Flashback: F1 raft race at the 1994 Canadian Grand Prix
If the Canadian GP wasn’t exciting enough in 1994, Maurice Hamilton witnessed the F1 teams’ other ‘race’ of the weekend – using boats fashioned from garage flotsam and jetsam
It’s a fair bet that those responsible for producing the rowing lake on Montreal’s Île Notre-Dame in time for the 1976 Summer Olympics never envisaged a scene such as this.
The Sauber-Mercedes ‘vessel’ – for want of a better word – is a far cry from the sleek double scull used 48 years ago by the gold-medal team from Norway. The Olympic winners rowed the length of the lake in six and half minutes. The piece of F1 nautical creativity shown here took about half an hour to struggle through a return journey from one side to the other in 1994.
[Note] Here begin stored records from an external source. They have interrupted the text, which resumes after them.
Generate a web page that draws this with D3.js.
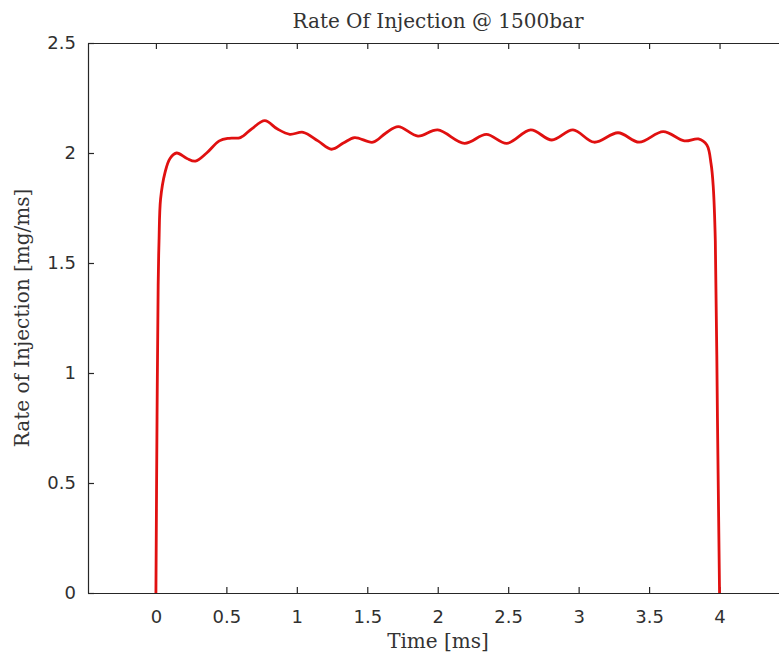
<!DOCTYPE html>
<html>
<head>
<meta charset="utf-8">
<script src="https://cdn.jsdelivr.net/npm/d3@7"></script>
<style>
    body { margin: 0; background: #fff; }
    svg { display: block; }
    .tick text { font-family: "DejaVu Sans", sans-serif; font-size: 18px; fill: #303030; }
    .axis path, .axis line { stroke: #262626; stroke-width: 1.2; }
    .lbl { font-family: "DejaVu Serif", serif; fill: #333; }
</style>
</head>
<body>
<svg id="chart" width="779" height="656"></svg>
<script>
// values
const timeMs = [0, 0.008, 0.016, 0.022, 0.033, 0.064, 0.1, 0.147, 0.22, 0.28, 0.36, 0.45, 0.52, 0.6, 0.68,
    0.773, 0.86, 0.95, 1.045, 1.15, 1.246, 1.33, 1.41, 1.54, 1.63, 1.72, 1.86, 2.0, 2.19, 2.345, 2.49,
    2.66, 2.81, 2.96, 3.11, 3.28, 3.43, 3.6, 3.75, 3.85, 3.91, 3.94, 3.955, 3.97, 3.985, 4.0];
const rateMgMs = [0, 0.8, 1.4, 1.6, 1.79, 1.91, 1.975, 2.0, 1.975, 1.963, 2.0, 2.055, 2.067, 2.07, 2.11,
    2.147, 2.11, 2.085, 2.094, 2.055, 2.017, 2.045, 2.07, 2.049, 2.09, 2.12, 2.077, 2.105, 2.044, 2.085, 2.044,
    2.105, 2.059, 2.105, 2.049, 2.092, 2.049, 2.097, 2.055, 2.064, 2.036, 1.95, 1.85, 1.6, 0.8, 0];
const xTicks = [0, 0.5, 1, 1.5, 2, 2.5, 3, 3.5, 4];
const yTicks = [0, 0.5, 1, 1.5, 2, 2.5];

const svg = d3.select("#chart");

const x = d3.scaleLinear().domain([-0.482, 4.5]).range([88, 790]);
const y = d3.scaleLinear().domain([0, 2.5]).range([593, 43]);

// bottom axis
svg.append("g")
    .attr("class", "axis")
    .attr("transform", "translate(0,593)")
    .call(d3.axisBottom(x).tickValues(xTicks).tickFormat(d3.format("")).tickSizeInner(-6).tickSizeOuter(0).tickPadding(17));

// top axis (ticks only)
svg.append("g")
    .attr("class", "axis")
    .attr("transform", "translate(0,43)")
    .call(d3.axisTop(x).tickValues(xTicks).tickFormat("").tickSizeInner(-6).tickSizeOuter(0));

// left axis
svg.append("g")
    .attr("class", "axis")
    .attr("transform", "translate(88,0)")
    .call(d3.axisLeft(y).tickValues(yTicks).tickFormat(d3.format("")).tickSizeInner(-6).tickSizeOuter(0).tickPadding(12));

// right axis (falls outside the window, like the reference)
svg.append("g")
    .attr("class", "axis")
    .attr("transform", "translate(790,0)")
    .call(d3.axisRight(y).tickValues(yTicks).tickFormat("").tickSizeInner(-6).tickSizeOuter(0));

// the curve
const pts = timeMs.map((t, i) => ({ t: t, r: rateMgMs[i] }));
const line = d3.line()
    .x(d => x(d.t))
    .y(d => y(d.r))
    .curve(d3.curveCatmullRom.alpha(0.5));

svg.append("path")
    .datum(pts)
    .attr("fill", "none")
    .attr("stroke", "#e01010")
    .attr("stroke-width", 2.8)
    .attr("stroke-linejoin", "round")
    .attr("d", line);

// labels
svg.append("text")
    .attr("class", "lbl")
    .attr("x", 438)
    .attr("y", 28)
    .attr("text-anchor", "middle")
    .style("font-size", "20px")
    .text("Rate Of Injection @ 1500bar");

svg.append("text")
    .attr("class", "lbl")
    .attr("x", 438)
    .attr("y", 648)
    .attr("text-anchor", "middle")
    .style("font-size", "20px")
    .text("Time [ms]");

svg.append("text")
    .attr("class", "lbl")
    .attr("transform", "translate(29,318) rotate(-90)")
    .attr("text-anchor", "middle")
    .style("font-size", "20px")
    .text("Rate of Injection [mg/ms]");
</script>
</body>
</html>
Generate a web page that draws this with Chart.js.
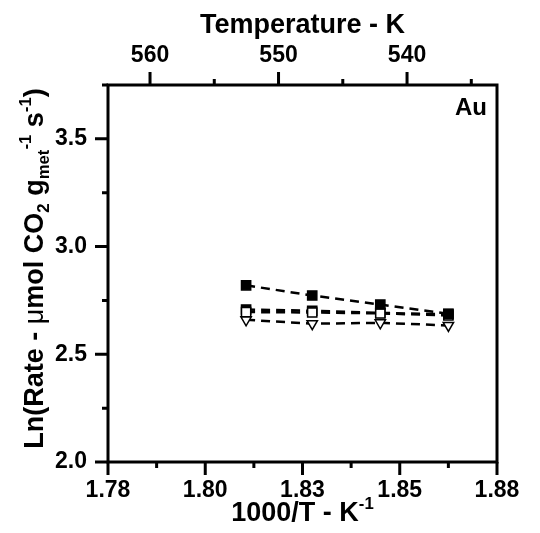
<!DOCTYPE html>
<html>
<head>
<meta charset="utf-8">
<script src="https://cdn.jsdelivr.net/npm/chart.js@4"></script>
<style>
html,body{margin:0;padding:0;background:#fff;}
#c{display:block;}
</style>
</head>
<body>
<canvas id="c" width="540" height="533"></canvas>
<script>
// ---- data ----
const xValues = [1.8155, 1.8325, 1.8500, 1.8675];           // 1000/T (K^-1)
const seriesA = [2.820, 2.773, 2.731, 2.688];               // filled squares (upper)
const seriesB = [2.708, 2.702, 2.692, 2.686];               // filled squares (middle)
const seriesC = [2.696, 2.694, 2.690, 2.680];               // open squares
const seriesD = [2.660, 2.642, 2.646, 2.634];               // open down-triangles

const xTickValues = [1.78, 1.7925, 1.805, 1.8175, 1.83, 1.8425, 1.855, 1.8675, 1.88];
const xTickLabels = ['1.78', '', '1.80', '', '1.83', '', '1.85', '', '1.88'];
const yTickValues = [2.0, 2.25, 2.5, 2.75, 3.0, 3.25, 3.5, 3.75];
const yTickLabels = ['2.0', '', '2.5', '', '3.0', '', '3.5', ''];
const tTickValues = [535, 540, 545, 550, 555, 560];
const tTickLabels = ['', '540', '', '550', '', '560'];

const FONT = "'Liberation Sans', Arial, sans-serif";

function pts(ys){ return xValues.map((x,i)=>({x:x, y:ys[i]})); }

function richWidth(ctx, segs, size){
  let w = 0;
  for (const s of segs){
    const fs = s.k === 'n' ? size : size*0.62;
    ctx.font = (s.f || 'bold') + ' ' + fs + 'px ' + FONT;
    s._w = ctx.measureText(s.t).width;
    w += s._w;
  }
  return w;
}
function drawRich(ctx, segs, size, cx, cy){
  const total = richWidth(ctx, segs, size);
  let x = cx - total/2;
  ctx.textBaseline = 'alphabetic';
  ctx.textAlign = 'left';
  ctx.fillStyle = '#000';
  for (const s of segs){
    const fs = s.k === 'n' ? size : size*0.62;
    ctx.font = (s.f || 'bold') + ' ' + fs + 'px ' + FONT;
    let dy = 0;
    if (s.k === 'sub') dy = size*0.22;
    if (s.k === 'sup') dy = -size*0.42;
    ctx.fillText(s.t, x, cy + size*0.36 + dy);
    x += s._w;
  }
}

const decor = {
  id: 'decor',
  afterDraw(chart){
    const ctx = chart.ctx, a = chart.chartArea;
    ctx.save();
    // frame
    ctx.strokeStyle = '#000';
    ctx.lineWidth = 3;
    ctx.strokeRect(a.left, a.top, a.right - a.left, a.bottom - a.top);
    // ticks
    ctx.lineCap = 'butt';
    const sx = chart.scales.x, sy = chart.scales.y, st = chart.scales.x2;
    ctx.beginPath();
    xTickValues.forEach((v,i)=>{
      const p = sx.getPixelForValue(v), L = xTickLabels[i] ? 13 : 6;
      ctx.moveTo(p, a.bottom); ctx.lineTo(p, a.bottom + L);
    });
    yTickValues.forEach((v,i)=>{
      const p = sy.getPixelForValue(v), L = yTickLabels[i] ? 13 : 6;
      ctx.moveTo(a.left, p); ctx.lineTo(a.left - L, p);
    });
    tTickValues.forEach((v,i)=>{
      const p = st.getPixelForValue(v), L = tTickLabels[i] ? 13 : 6;
      ctx.moveTo(p, a.top); ctx.lineTo(p, a.top - L);
    });
    ctx.stroke();
    // titles
    const cx = (a.left + a.right)/2;
    drawRich(ctx, [{t:'Temperature - K', k:'n'}], 27, cx, 23);
    drawRich(ctx, [{t:'1000/T - K', k:'n'}, {t:'-1', k:'sup'}], 27, cx, 511);
    ctx.save();
    ctx.translate(33, (a.top + a.bottom)/2 - 5);
    ctx.rotate(-Math.PI/2);
    drawRich(ctx, [
      {t:'Ln(Rate - ', k:'n'}, {t:'\u03bc', k:'n', f:'normal'}, {t:'mol CO', k:'n'},
      {t:'2', k:'sub'}, {t:' g', k:'n'}, {t:'met', k:'sub'}, {t:'-1', k:'sup'},
      {t:' s', k:'n'}, {t:'-1', k:'sup'}, {t:')', k:'n'}
    ], 27, 0, 0);
    ctx.restore();
    // panel label
    ctx.font = 'bold 24px ' + FONT;
    ctx.textAlign = 'right';
    ctx.textBaseline = 'middle';
    ctx.fillStyle = '#000';
    ctx.fillText('Au', a.right - 10, a.top + 23);
    ctx.restore();
  }
};

function ds(label, ys, style, fill, rot, radius){
  return {
    label: label, data: pts(ys), showLine: true,
    borderColor: '#000', borderWidth: 2.5, borderDash: [9, 6],
    pointStyle: style, pointRotation: rot, pointRadius: radius, pointHoverRadius: radius,
    pointBackgroundColor: fill, pointBorderColor: '#000', pointBorderWidth: 1.5,
    fill: false, tension: 0
  };
}

new Chart(document.getElementById('c'), {
  type: 'scatter',
  data: {
    datasets: [
      ds('A', seriesA, 'rect', '#000', 0, 6.5),
      ds('C', seriesC, 'rect', '#fff', 0, 6.5),
      ds('B', seriesB, 'rect', '#000', 0, 6.5),
      ds('D', seriesD, 'triangle', '#fff', 180, 6)
    ]
  },
  options: {
    responsive: false,
    animation: false,
    devicePixelRatio: 1,
    layout: { padding: { left: 0, right: 43, top: 0, bottom: 0 } },
    plugins: { legend: { display: false }, tooltip: { enabled: false }, title: { display: false } },
    scales: {
      x: {
        type: 'linear', position: 'bottom', min: 1.78, max: 1.88,
        grid: { display: false }, border: { display: false },
        afterBuildTicks: s => { s.ticks = xTickValues.map(v => ({value: v})); },
        afterFit: s => { s.height = 71; },
        ticks: { autoSkip: false, maxRotation: 0, padding: 7, color: '#000',
                 font: { family: FONT, size: 23, weight: 'bold' },
                 callback: (v, i) => xTickLabels[i] }
      },
      x2: {
        type: 'linear', position: 'top', reverse: true, min: 533.0, max: 563.27,
        grid: { display: false }, border: { display: false },
        afterBuildTicks: s => { s.ticks = tTickValues.map(v => ({value: v})); },
        afterFit: s => { s.height = 85; },
        ticks: { autoSkip: false, maxRotation: 0, padding: 8, color: '#000',
                 font: { family: FONT, size: 23, weight: 'bold' },
                 callback: (v, i) => tTickLabels[i] }
      },
      y: {
        type: 'linear', position: 'left', min: 2.0, max: 3.75,
        grid: { display: false }, border: { display: false },
        afterBuildTicks: s => { s.ticks = yTickValues.map(v => ({value: v})); },
        afterFit: s => { s.width = 108; },
        ticks: { autoSkip: false, padding: 13, color: '#000',
                 font: { family: FONT, size: 23, weight: 'bold' },
                 callback: (v, i) => yTickLabels[i] }
      }
    }
  },
  plugins: [decor]
});
</script>
</body>
</html>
With such a magnificent maritime playground on hand when F1 arrived in Montreal for the first time in 1978, it didn’t take long for someone to suggest an informal race. The only rule stipulated that teams had to use sundry materials found lying around in the paddock to build a craft capable of carrying at least two people. The objective was to reach the other side, collect an item – which varied from year to year between another team member, a ribbon or a spare wheel and tyre – and head back to port, usually accompanied by helpful rivals flinging eggs and fruit from the shore.
Design and construction took many forms, ranging from oil drums lashed together, to the hard-top cover from the back of a hired pick-up. One team went so far as converting a Portaloo. This, in fact, proved surprisingly seaworthy until, in the reverse of a familiar problem, the U-bend became unblocked and the craft started taking on water with alarming speed.
While being perfect territory for F1 ingenuity, the raft race soon came under the heading of rule-bending to the point of fracture. It was no surprise when one or two teams ‘found’ items in their garage that, in all honesty, had no use other than being perfectly formed for speed across water rather than on the race track. It reached a ridiculous and final extreme when Ferrari turned up with a two-man canoe complete with an outboard motor.
To their credit, Liberty Media/F1 revived the raft race in 2017 by providing the same materials for everyone, allowing a brief period for design and build, and stipulating a minimum number of ‘sailors’. Maritime madness in Montreal was resumed.
With skateboarding, breakdancing and surfing now on the Olympic timetable, raft racing may yet find a place. In which case, F1 would be well-prepared and the FIA president’s self-indulgent habit of handing out medals on the F1 podium might actually have a valid purpose.